** Start Information provided **
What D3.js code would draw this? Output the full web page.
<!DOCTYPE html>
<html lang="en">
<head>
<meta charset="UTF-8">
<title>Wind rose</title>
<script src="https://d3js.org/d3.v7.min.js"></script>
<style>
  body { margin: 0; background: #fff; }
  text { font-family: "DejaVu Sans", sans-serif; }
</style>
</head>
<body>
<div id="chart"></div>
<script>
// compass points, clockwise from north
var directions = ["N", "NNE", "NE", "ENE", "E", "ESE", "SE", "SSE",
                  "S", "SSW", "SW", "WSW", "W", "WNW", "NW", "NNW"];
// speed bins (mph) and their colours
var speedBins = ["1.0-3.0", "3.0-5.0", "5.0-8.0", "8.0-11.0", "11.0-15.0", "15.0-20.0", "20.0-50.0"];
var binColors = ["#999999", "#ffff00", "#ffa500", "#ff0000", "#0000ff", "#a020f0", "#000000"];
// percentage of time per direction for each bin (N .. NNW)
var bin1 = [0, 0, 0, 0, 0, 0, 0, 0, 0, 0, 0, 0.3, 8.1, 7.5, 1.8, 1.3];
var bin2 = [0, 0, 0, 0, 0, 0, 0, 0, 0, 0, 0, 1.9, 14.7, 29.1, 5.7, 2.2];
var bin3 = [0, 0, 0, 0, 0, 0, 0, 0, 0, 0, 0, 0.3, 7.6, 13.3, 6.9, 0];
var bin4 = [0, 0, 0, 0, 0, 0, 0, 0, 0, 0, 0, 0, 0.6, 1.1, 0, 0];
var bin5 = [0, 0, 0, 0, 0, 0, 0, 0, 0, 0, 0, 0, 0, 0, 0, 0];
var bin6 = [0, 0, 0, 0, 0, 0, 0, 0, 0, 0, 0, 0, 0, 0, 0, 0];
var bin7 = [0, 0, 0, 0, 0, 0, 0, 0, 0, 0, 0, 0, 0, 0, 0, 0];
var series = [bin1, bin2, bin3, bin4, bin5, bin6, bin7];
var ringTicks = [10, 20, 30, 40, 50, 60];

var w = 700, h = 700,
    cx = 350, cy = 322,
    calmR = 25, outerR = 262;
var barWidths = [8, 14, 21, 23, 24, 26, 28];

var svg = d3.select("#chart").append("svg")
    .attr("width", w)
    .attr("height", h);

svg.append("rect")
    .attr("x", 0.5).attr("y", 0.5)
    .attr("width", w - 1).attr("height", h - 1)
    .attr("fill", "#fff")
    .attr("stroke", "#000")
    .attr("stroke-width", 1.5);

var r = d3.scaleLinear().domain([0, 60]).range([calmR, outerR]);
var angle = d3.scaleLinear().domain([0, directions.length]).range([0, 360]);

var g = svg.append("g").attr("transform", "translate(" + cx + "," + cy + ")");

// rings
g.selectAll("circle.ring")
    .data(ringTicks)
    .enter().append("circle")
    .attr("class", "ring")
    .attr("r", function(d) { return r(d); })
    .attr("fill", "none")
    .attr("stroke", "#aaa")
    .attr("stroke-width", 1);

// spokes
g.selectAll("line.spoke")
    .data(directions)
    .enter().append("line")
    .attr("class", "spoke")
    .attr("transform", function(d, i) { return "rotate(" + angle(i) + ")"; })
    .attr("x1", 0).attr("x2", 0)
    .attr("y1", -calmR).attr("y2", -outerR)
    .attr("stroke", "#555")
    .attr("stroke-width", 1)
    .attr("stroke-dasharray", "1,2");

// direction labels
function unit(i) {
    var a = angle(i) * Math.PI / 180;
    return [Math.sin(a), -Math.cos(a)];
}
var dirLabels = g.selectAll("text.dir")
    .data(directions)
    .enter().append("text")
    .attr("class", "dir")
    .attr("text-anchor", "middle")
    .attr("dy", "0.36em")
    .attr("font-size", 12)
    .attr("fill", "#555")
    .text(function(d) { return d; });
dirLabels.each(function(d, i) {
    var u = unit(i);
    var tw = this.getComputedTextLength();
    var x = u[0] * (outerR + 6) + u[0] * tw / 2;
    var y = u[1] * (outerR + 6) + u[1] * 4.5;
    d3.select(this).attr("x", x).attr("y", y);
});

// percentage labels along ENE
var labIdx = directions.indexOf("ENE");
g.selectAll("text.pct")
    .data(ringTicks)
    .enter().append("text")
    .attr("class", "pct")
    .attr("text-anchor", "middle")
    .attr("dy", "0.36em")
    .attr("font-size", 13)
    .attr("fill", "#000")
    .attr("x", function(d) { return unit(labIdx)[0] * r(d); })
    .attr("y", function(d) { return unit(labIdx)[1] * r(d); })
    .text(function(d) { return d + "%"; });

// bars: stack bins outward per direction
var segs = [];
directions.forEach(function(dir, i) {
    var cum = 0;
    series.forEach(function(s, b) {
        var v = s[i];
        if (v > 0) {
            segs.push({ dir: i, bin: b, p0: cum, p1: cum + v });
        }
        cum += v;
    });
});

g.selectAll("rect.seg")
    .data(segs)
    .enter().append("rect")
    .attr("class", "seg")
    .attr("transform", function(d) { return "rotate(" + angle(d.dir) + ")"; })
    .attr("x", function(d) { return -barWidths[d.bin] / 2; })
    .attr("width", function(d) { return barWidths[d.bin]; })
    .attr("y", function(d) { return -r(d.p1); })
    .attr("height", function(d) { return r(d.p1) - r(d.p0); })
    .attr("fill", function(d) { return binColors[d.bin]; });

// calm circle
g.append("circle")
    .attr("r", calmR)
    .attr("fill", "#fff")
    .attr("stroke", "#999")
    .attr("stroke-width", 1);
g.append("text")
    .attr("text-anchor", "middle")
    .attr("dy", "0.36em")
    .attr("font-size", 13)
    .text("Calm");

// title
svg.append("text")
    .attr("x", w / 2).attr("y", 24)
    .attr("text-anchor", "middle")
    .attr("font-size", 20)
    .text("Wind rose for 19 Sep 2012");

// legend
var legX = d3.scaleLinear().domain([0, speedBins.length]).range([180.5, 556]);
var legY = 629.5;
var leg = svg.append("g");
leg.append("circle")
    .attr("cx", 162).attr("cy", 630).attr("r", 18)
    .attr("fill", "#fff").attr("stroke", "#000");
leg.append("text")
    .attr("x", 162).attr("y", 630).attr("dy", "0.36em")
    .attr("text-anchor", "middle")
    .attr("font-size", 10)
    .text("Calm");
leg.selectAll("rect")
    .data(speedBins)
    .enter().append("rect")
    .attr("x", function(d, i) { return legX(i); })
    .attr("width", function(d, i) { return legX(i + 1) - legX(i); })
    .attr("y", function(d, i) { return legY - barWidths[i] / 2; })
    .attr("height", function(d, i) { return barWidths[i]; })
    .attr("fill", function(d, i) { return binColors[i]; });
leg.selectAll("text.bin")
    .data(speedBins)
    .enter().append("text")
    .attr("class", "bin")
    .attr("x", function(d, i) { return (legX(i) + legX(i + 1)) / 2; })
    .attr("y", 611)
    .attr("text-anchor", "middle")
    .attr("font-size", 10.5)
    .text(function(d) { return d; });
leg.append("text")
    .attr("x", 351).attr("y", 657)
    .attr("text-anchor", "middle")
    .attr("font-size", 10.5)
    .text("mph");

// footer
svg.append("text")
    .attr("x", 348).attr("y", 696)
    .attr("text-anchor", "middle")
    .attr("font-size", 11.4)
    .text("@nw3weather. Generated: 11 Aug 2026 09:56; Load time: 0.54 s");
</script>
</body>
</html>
** End Information provided **
Given problem ::
Return each line of the data that contains the string "this".

Task output ::
What D3.js code would draw this? Output the full web page.
    var tw = this.getComputedTextLength();
    d3.select(this).attr("x", x).attr("y", y);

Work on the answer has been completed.